Every 6 months or so since then, I optimistically left his account untouched, as in I continued to follow it, hoping that maybe he lost his password or just gave up posting because he was too weak or too awesome too deal with it.  A software I used would remind me that he hadn’t posted in over 6 months, and would I like to unfollow him, and I always refused.

Today I used that software again, perusing the people who had stopped using their accounts, deleting them as they came up one by one, and there he was again, that face, those eyes.

I began to wonder, what was a man like that doing now, now that he had his new heart. Why did he leave me on social media to wonder about him like this every season?

Then it finally hit me. Like a ton of bricks.

I remembered the area where he was from and started searching obituaries.  I couldn’t find him and that lifted my spirits, if only for a few minutes until I placed his name and home town in Google.

He was gone. He died on the night he left what was his very last tweet. He never made it through his transplant operation. That kind face and those eyes left earth.

I’m grieving now for someone I never truly knew. Maybe it was the promise of getting to know someone you knew you would like is the source of sadness I feel. He had a lot to offer as a person, a writer, and I know his family probably misses him to this day.

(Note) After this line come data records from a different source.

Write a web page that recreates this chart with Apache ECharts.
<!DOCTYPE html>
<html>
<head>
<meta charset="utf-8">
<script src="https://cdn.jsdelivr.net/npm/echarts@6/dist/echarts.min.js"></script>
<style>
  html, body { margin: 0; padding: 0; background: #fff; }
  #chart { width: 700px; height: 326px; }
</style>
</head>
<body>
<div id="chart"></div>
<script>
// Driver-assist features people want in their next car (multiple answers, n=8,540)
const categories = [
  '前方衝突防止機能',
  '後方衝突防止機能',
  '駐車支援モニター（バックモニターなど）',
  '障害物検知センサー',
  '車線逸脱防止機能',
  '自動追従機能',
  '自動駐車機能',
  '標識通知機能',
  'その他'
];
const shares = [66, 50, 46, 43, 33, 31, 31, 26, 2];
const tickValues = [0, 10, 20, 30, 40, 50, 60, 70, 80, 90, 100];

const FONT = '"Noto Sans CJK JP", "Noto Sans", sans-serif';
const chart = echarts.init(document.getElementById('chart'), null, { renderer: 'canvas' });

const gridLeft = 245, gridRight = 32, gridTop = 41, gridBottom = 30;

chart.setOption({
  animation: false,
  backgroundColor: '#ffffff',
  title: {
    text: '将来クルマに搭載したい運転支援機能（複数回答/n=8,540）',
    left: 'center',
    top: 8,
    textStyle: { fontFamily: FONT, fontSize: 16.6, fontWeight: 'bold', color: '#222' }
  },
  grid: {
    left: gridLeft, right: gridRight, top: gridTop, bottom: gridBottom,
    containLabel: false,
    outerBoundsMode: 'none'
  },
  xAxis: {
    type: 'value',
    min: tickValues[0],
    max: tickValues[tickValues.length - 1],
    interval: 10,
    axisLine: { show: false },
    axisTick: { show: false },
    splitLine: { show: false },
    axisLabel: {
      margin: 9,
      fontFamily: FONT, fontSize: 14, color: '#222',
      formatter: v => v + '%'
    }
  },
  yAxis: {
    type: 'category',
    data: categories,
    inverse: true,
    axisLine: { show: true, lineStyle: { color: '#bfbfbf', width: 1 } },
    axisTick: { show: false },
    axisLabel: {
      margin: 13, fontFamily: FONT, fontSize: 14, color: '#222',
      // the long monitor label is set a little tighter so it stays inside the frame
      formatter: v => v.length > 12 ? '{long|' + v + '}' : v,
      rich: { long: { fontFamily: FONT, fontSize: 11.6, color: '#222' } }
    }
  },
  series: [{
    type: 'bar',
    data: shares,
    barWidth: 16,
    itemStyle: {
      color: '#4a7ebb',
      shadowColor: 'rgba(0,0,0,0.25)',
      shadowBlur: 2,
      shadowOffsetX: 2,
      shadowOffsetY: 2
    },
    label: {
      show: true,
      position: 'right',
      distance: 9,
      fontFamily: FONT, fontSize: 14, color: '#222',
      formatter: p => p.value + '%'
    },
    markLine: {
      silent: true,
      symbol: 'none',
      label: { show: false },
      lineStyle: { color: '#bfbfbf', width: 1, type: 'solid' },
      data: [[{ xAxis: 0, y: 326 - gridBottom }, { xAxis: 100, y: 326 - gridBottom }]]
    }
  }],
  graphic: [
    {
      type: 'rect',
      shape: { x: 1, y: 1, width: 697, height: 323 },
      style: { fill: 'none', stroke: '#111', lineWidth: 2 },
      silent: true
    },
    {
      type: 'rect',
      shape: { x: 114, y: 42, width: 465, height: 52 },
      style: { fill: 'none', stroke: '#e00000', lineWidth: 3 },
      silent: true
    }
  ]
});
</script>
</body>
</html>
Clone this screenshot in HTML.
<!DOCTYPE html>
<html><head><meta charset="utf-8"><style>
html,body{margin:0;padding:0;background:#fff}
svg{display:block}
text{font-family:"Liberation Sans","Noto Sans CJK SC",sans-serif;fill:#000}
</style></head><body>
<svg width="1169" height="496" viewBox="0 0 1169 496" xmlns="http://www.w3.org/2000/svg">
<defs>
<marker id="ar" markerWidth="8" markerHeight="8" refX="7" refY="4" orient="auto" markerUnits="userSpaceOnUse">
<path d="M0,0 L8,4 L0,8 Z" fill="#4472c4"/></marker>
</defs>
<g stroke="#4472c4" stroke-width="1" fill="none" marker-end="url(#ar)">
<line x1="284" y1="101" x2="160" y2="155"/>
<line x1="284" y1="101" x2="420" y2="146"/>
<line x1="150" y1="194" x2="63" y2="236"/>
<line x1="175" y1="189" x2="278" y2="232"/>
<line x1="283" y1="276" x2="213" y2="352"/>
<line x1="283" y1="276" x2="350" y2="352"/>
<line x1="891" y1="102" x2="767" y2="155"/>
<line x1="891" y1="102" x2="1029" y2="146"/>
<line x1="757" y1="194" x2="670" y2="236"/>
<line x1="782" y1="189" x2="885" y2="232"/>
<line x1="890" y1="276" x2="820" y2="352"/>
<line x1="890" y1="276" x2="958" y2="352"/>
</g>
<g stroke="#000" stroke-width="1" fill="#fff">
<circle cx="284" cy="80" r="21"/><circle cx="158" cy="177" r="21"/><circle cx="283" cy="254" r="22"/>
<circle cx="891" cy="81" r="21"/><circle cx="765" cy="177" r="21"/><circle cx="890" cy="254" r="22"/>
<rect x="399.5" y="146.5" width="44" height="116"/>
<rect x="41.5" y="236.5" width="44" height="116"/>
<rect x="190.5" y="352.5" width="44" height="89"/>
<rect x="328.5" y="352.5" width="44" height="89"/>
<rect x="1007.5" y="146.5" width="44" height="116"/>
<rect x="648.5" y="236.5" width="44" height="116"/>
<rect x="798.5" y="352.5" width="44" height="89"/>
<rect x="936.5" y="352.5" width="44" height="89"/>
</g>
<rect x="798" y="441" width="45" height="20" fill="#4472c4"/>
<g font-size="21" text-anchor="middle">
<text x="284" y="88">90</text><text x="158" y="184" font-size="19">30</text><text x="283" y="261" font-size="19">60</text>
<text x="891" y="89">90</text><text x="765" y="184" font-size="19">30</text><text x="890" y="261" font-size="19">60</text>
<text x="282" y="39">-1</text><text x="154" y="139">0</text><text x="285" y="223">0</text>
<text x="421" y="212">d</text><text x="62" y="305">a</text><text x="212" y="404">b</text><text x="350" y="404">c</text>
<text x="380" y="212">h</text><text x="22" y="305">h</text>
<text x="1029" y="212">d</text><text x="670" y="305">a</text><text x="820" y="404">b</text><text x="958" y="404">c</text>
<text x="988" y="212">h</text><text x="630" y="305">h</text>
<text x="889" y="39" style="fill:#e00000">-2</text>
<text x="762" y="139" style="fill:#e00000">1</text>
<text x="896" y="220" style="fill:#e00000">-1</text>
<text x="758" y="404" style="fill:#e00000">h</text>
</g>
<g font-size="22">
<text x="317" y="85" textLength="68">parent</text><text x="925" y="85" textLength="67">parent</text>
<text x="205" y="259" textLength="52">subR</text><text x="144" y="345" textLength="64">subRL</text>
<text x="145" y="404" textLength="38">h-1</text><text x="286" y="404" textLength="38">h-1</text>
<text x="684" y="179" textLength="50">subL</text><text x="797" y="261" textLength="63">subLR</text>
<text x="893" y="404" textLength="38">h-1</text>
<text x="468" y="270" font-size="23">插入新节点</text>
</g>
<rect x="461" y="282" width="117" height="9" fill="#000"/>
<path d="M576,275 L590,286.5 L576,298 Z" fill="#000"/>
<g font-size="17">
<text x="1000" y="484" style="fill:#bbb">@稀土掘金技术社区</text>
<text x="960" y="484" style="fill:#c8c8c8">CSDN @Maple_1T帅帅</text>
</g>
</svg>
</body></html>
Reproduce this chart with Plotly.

If they ever come across this blog, know that people he didn’t really know still loved him.

In this digital age, I’ve learned it’s as important as ever to respect the loss you feel, or what another may feel, no matter what form it takes these days.

Virtual relationships are relationships in every sense of the word. Humans have huge hearts, there’s room for everyone, and if we acknowledge that, maybe we can be nicer to each other through the electricity that carries our thoughts and dreams.


For Euan Sharp. I hardly knew yah, but I loved yah.
1972 – 2010


If you want to know more about Euan’s life, his blog that leads up to his transplant announcement is still online. 



I know what you mean. I have felt that kind of loss. It hit me hard, leaving me unable to hold back tears, though I was in choir when I heard. We’d gone to the same church but had only recently met. I mourned the loss of this young woman I didn’t know. I mourned the lost opportunity to get to know her.